> _Provided data_:

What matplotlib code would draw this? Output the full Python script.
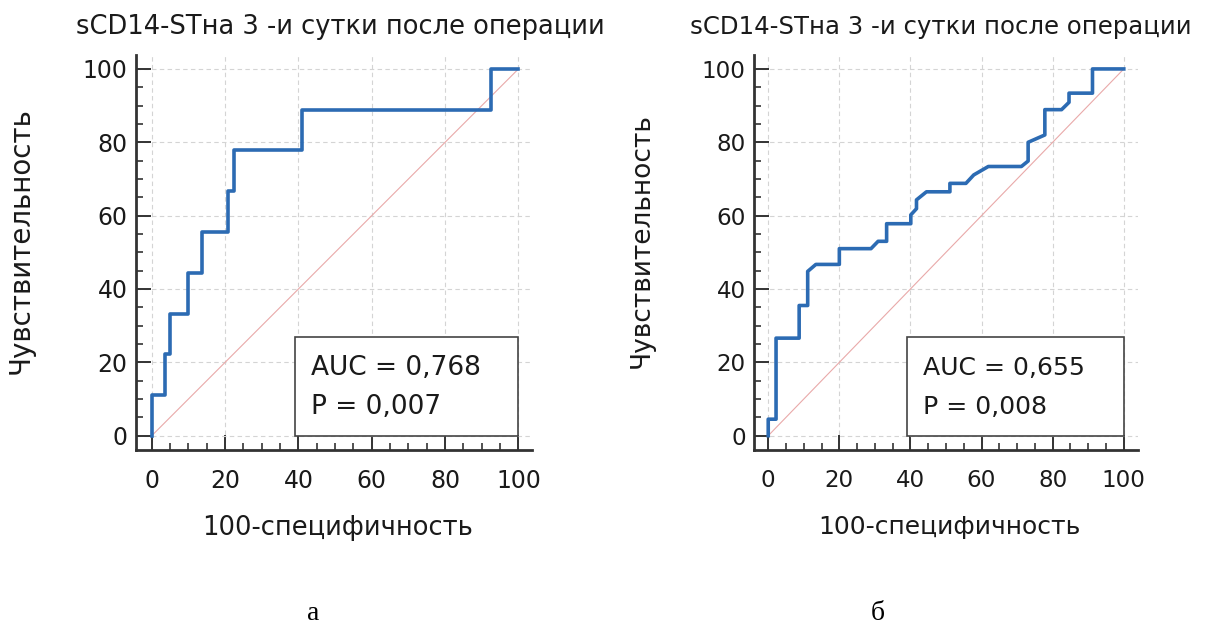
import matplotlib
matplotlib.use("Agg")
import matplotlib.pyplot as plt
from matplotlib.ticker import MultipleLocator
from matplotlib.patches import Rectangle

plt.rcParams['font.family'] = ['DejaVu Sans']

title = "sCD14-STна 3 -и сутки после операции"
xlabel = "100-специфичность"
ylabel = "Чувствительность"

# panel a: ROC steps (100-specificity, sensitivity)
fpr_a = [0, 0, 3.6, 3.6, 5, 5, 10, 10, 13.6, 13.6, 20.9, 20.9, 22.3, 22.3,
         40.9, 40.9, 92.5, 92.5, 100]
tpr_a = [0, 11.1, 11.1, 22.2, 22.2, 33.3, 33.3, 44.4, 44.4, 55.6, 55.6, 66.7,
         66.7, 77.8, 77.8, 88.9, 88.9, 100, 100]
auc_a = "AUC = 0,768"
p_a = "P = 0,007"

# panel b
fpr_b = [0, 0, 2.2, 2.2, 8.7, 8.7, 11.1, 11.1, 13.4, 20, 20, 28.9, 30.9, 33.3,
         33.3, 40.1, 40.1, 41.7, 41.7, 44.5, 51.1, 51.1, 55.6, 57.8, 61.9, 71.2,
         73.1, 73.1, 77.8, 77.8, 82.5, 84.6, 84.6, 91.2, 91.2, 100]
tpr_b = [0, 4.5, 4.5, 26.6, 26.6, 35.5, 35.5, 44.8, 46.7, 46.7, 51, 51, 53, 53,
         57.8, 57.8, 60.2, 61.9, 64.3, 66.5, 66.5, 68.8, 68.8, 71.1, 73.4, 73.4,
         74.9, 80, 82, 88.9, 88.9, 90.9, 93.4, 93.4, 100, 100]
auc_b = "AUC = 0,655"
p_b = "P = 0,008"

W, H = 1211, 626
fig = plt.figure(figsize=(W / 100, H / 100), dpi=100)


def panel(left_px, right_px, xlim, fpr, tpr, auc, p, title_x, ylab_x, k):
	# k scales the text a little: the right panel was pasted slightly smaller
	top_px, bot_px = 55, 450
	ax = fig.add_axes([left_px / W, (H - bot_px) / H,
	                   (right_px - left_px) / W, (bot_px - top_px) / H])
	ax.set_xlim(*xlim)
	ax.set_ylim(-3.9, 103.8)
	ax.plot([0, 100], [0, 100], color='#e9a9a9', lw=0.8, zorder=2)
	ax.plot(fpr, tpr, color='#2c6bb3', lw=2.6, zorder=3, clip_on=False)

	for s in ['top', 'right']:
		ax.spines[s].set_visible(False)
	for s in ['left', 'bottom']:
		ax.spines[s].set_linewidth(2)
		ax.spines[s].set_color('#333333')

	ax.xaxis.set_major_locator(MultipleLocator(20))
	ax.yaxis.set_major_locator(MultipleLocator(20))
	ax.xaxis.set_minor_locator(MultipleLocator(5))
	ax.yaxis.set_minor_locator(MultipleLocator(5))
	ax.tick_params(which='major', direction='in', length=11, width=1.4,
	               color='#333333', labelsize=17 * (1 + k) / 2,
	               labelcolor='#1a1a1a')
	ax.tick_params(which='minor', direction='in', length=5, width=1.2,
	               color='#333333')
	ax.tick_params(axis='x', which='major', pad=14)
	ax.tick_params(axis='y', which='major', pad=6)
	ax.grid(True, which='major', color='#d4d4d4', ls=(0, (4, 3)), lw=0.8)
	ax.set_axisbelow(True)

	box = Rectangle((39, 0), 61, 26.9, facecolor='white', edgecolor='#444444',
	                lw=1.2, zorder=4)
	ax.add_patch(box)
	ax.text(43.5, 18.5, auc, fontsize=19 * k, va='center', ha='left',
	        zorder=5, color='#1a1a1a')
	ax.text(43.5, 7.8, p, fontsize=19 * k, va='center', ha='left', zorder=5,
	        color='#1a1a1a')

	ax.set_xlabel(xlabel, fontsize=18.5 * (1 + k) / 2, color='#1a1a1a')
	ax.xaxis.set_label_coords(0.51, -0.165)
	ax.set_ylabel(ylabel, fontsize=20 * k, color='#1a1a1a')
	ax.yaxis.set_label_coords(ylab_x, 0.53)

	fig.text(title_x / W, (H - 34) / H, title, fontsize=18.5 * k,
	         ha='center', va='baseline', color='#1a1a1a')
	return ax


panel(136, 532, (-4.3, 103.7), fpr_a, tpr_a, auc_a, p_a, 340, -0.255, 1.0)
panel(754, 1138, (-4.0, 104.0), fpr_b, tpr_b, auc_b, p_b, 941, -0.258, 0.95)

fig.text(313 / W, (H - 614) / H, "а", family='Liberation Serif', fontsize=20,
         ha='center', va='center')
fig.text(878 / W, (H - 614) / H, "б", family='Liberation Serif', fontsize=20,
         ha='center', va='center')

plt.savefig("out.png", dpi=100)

> _Problem to work on_: Extract, word for word, each line from the top of the data down to and including the line with "ax.spines[s].set_color('#333333')"; skip the pictures.

> _Output for this exercise_:
What matplotlib code would draw this? Output the full Python script.
import matplotlib
matplotlib.use("Agg")
import matplotlib.pyplot as plt
from matplotlib.ticker import MultipleLocator
from matplotlib.patches import Rectangle

plt.rcParams['font.family'] = ['DejaVu Sans']

title = "sCD14-STна 3 -и сутки после операции"
xlabel = "100-специфичность"
ylabel = "Чувствительность"

# panel a: ROC steps (100-specificity, sensitivity)
fpr_a = [0, 0, 3.6, 3.6, 5, 5, 10, 10, 13.6, 13.6, 20.9, 20.9, 22.3, 22.3,
         40.9, 40.9, 92.5, 92.5, 100]
tpr_a = [0, 11.1, 11.1, 22.2, 22.2, 33.3, 33.3, 44.4, 44.4, 55.6, 55.6, 66.7,
         66.7, 77.8, 77.8, 88.9, 88.9, 100, 100]
auc_a = "AUC = 0,768"
p_a = "P = 0,007"

# panel b
fpr_b = [0, 0, 2.2, 2.2, 8.7, 8.7, 11.1, 11.1, 13.4, 20, 20, 28.9, 30.9, 33.3,
         33.3, 40.1, 40.1, 41.7, 41.7, 44.5, 51.1, 51.1, 55.6, 57.8, 61.9, 71.2,
         73.1, 73.1, 77.8, 77.8, 82.5, 84.6, 84.6, 91.2, 91.2, 100]
tpr_b = [0, 4.5, 4.5, 26.6, 26.6, 35.5, 35.5, 44.8, 46.7, 46.7, 51, 51, 53, 53,
         57.8, 57.8, 60.2, 61.9, 64.3, 66.5, 66.5, 68.8, 68.8, 71.1, 73.4, 73.4,
         74.9, 80, 82, 88.9, 88.9, 90.9, 93.4, 93.4, 100, 100]
auc_b = "AUC = 0,655"
p_b = "P = 0,008"

W, H = 1211, 626
fig = plt.figure(figsize=(W / 100, H / 100), dpi=100)


def panel(left_px, right_px, xlim, fpr, tpr, auc, p, title_x, ylab_x, k):
	# k scales the text a little: the right panel was pasted slightly smaller
	top_px, bot_px = 55, 450
	ax = fig.add_axes([left_px / W, (H - bot_px) / H,
	                   (right_px - left_px) / W, (bot_px - top_px) / H])
	ax.set_xlim(*xlim)
	ax.set_ylim(-3.9, 103.8)
	ax.plot([0, 100], [0, 100], color='#e9a9a9', lw=0.8, zorder=2)
	ax.plot(fpr, tpr, color='#2c6bb3', lw=2.6, zorder=3, clip_on=False)

	for s in ['top', 'right']:
		ax.spines[s].set_visible(False)
	for s in ['left', 'bottom']:
		ax.spines[s].set_linewidth(2)
		ax.spines[s].set_color('#333333')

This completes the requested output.